Sa fille lui a acheté un smartphone, et depuis qu’elle utilise WhatsApp, Charlotte envoie de temps à autre des messages désopilants. Sauf aujourd’hui ! Quoique… Ah tenez, quatre « Tibitibib ! » en rafale, la voilà qui revient avec cette fois des images d’un Delhaize en grève, d’une banque suisse sauvée de la faillite, du parlement wallon « emmagouillé jusqu’au trognon » (sic), puis d’un tracteur près de Kherson qui laboure autour d’un blindé déglingué marqué d’un grand Z, canon et chenilles qui pendouillent dans la boue. Charlotte écrit : « Les fermiers wallons ont leur « plan anti-érosion » ; les moujiks ukrainiens auraient bien besoin d’un « plan anti-explosion » ».Décidément, rien ne va plus ! Il y a quelque chose de pourri au royaume d’Europe, aurait dit William S., un monsieur anglais qui s’amusait à écrire des pièces de théâtre.

Tout est théâtre, en effet ! Toutes ces images véhiculées via les médias et les réseaux sociaux… Les mouvements de grogne populaire donnent l’impression d’éclater chaque fois en retard, façon carabinier d’Offenbach, comme ces syndicats du non-marchand, ceux du Delhaize, et même nos « défenseurs » agricoles quand il s’agit de partir en guerre contre un éco-régime de la nouvelle PAC, un plan anti-érosion qu’ils ont eux-mêmes contribué à mettre sur pied. « On n’a pas tenu compte de nos revendications ! », disent-ils tous, après s’être laissés dicter des normes distraitement, aveuglément et sans empathie. Mais au final, ce sont toujours les mêmes qui casquent : les travailleurs, les soignants, les employés, les agriculteurs. Mon dieu, protégez-nous de nos amis ; nos ennemis, on s’en charge !

Autrefois, les agriculteurs faisaient moins dans la dentelle. En 1971, José Happart et ses potes étaient montés au quatrième étage du Palais des Congrès à Bruxelles, où se tenait un conclave des Ministres Européens de l’Agriculture. Panique chez ces Messieurs ! La sécurité n’intervint guère, sidérée de voir ces gros animaux patauds monter sagement les escaliers, tenus au licol par les fermiers en colère. Dans la salle de conférence, les ministres apeurés se retranchèrent prudemment derrière leurs tables : la plupart n’avaient jamais vu de vaches d’aussi près ! C’est ce qu’on appelle de la « démocratie en direct ». Déjà, lors des années 1960, de nombreuses manifestations agricoles avaient éclaté dans les campagnes européennes, à une époque où la masse paysanne pesait encore d’un poids certain. Les UPA et l’UDEF menaient de durs combats pour défendre leurs affiliés, suivies chrétiennement par l’Alliance Agricole, la fifille wallonne à son papa le Boerenbond flamand, puissant mastodonte agro-industriel et financier qui tenait le CVP-PSC et le ministère de l’agriculture belge dans le creux de sa main.
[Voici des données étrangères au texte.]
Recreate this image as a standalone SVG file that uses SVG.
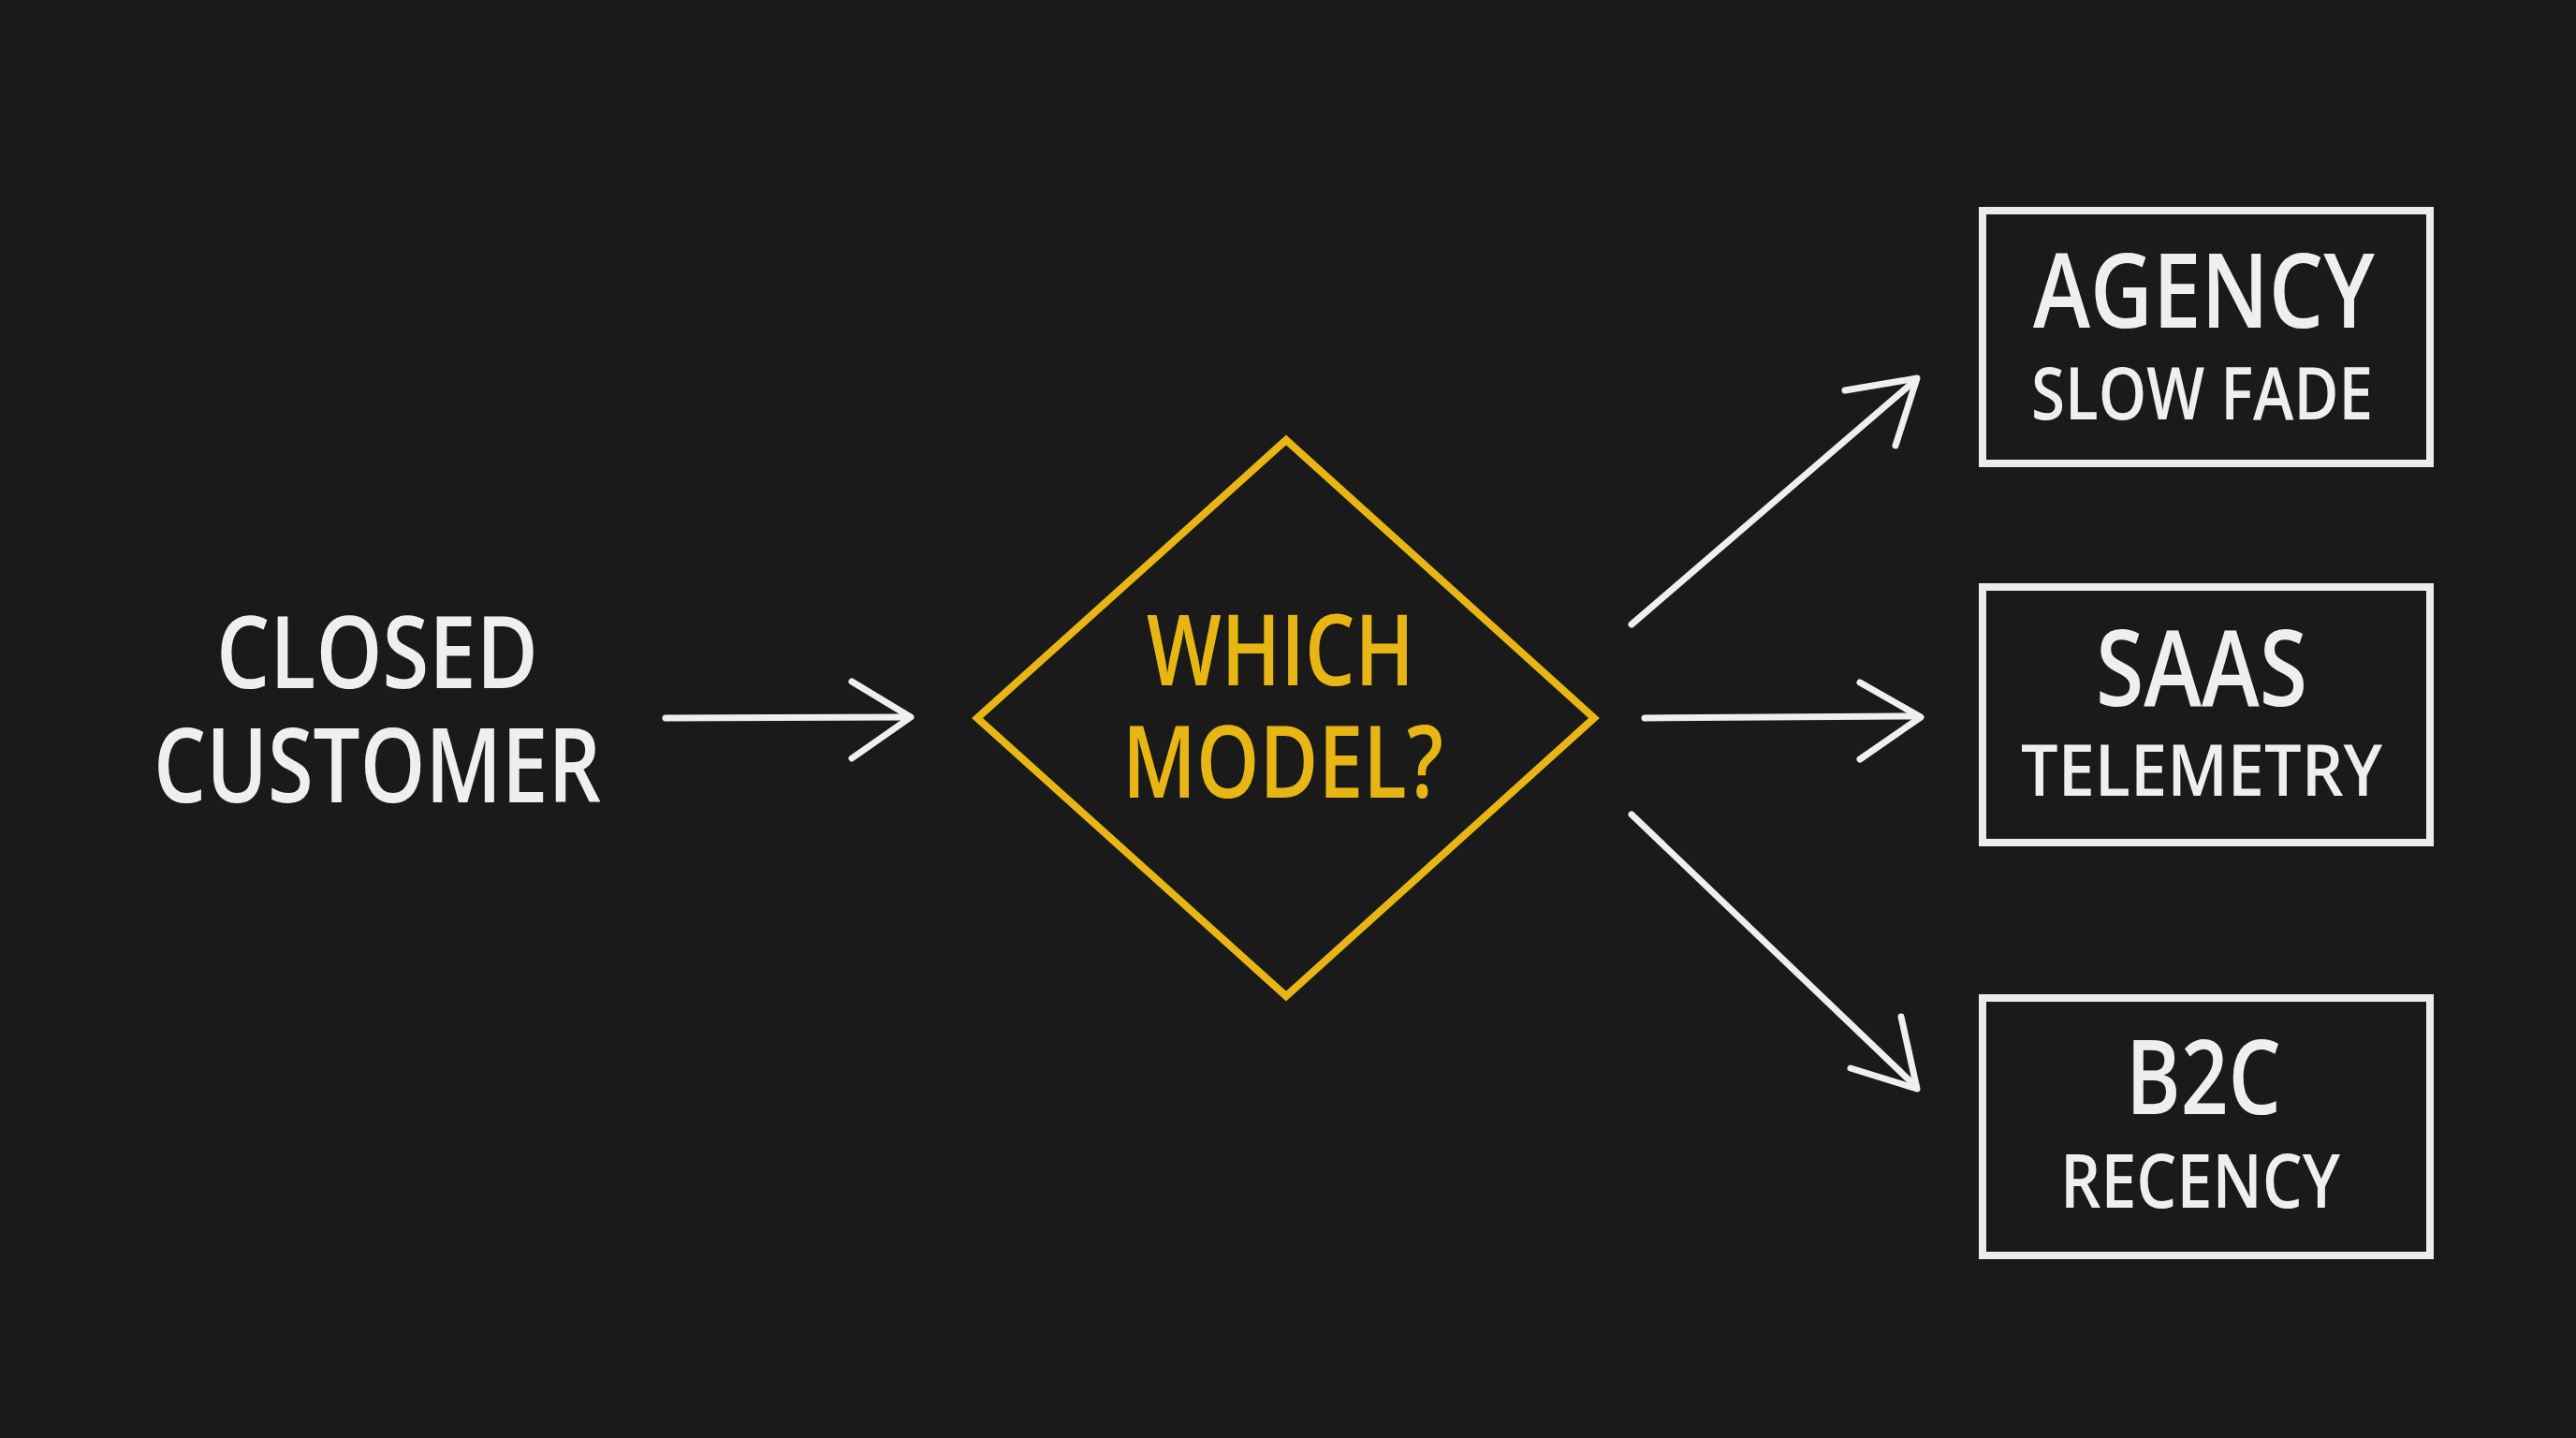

En 2023, ce passé rebelle et agité semble bien loin en Belgique. Une manifestation-monstre paysanne, musclée comme celle du 23 mars 1971, ne risque pas de se reproduire. Notre agriculture est cadenassée, ligotée par la PAC ; encadrée, embastillée par les administrations syndicales et ministérielles, à l’égal des autres secteurs de travailleurs. Les scènes de guérilla urbaine sont chez nous infiniment plus rares qu’en France, et en comparaison les images de l’actualité belge sont plutôt paisibles : des tracteurs qui se baladent gentiment à Namur ou un peu moins gentiment dans les Flandres, des rangées de caddies qui bloquent les Delhaize, avec des interviews aux propos convenus, policés. Les Belges sont des tigres et des tigresses de papier…
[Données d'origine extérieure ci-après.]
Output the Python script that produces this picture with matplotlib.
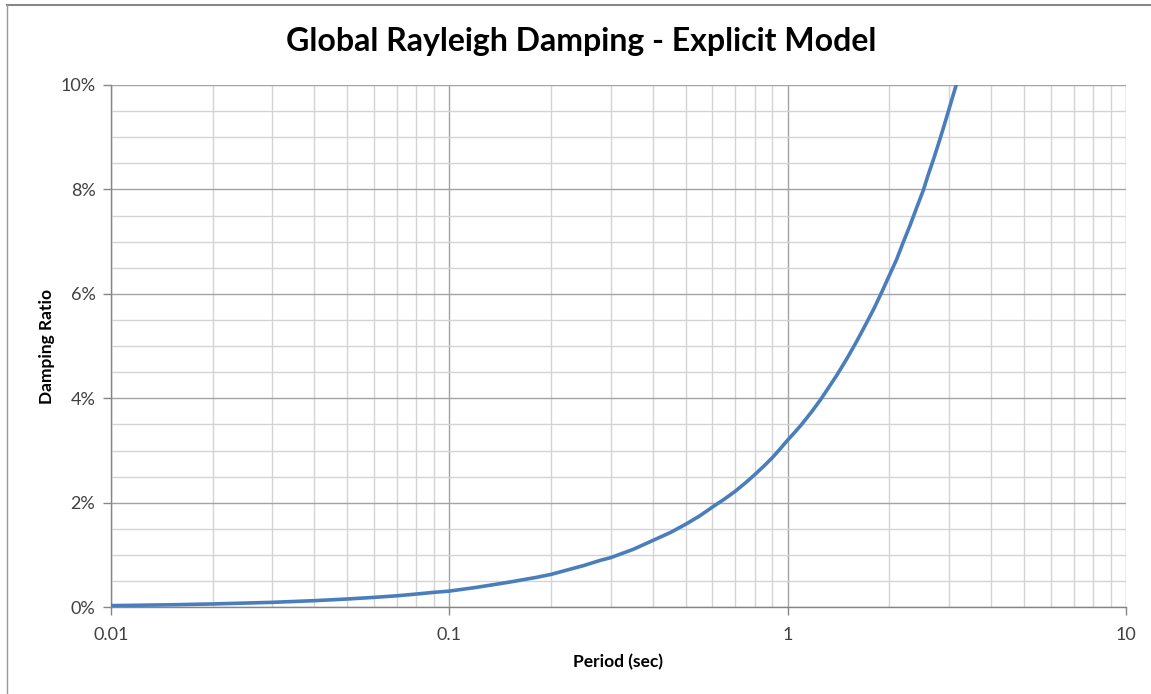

À propos de tigresse, « Tibitibib ! » ! Cette fois, Charlotte envoie un selfie. Entourée de ses trois petites chéries blondes, elle est accroupie à côté d’un groseillier constellé de bourgeons au vert attendrissant, avec en légende une citation de Voltaire :

« Cela est bien dit, répondit Candide, mais il faut cultiver notre jardin ».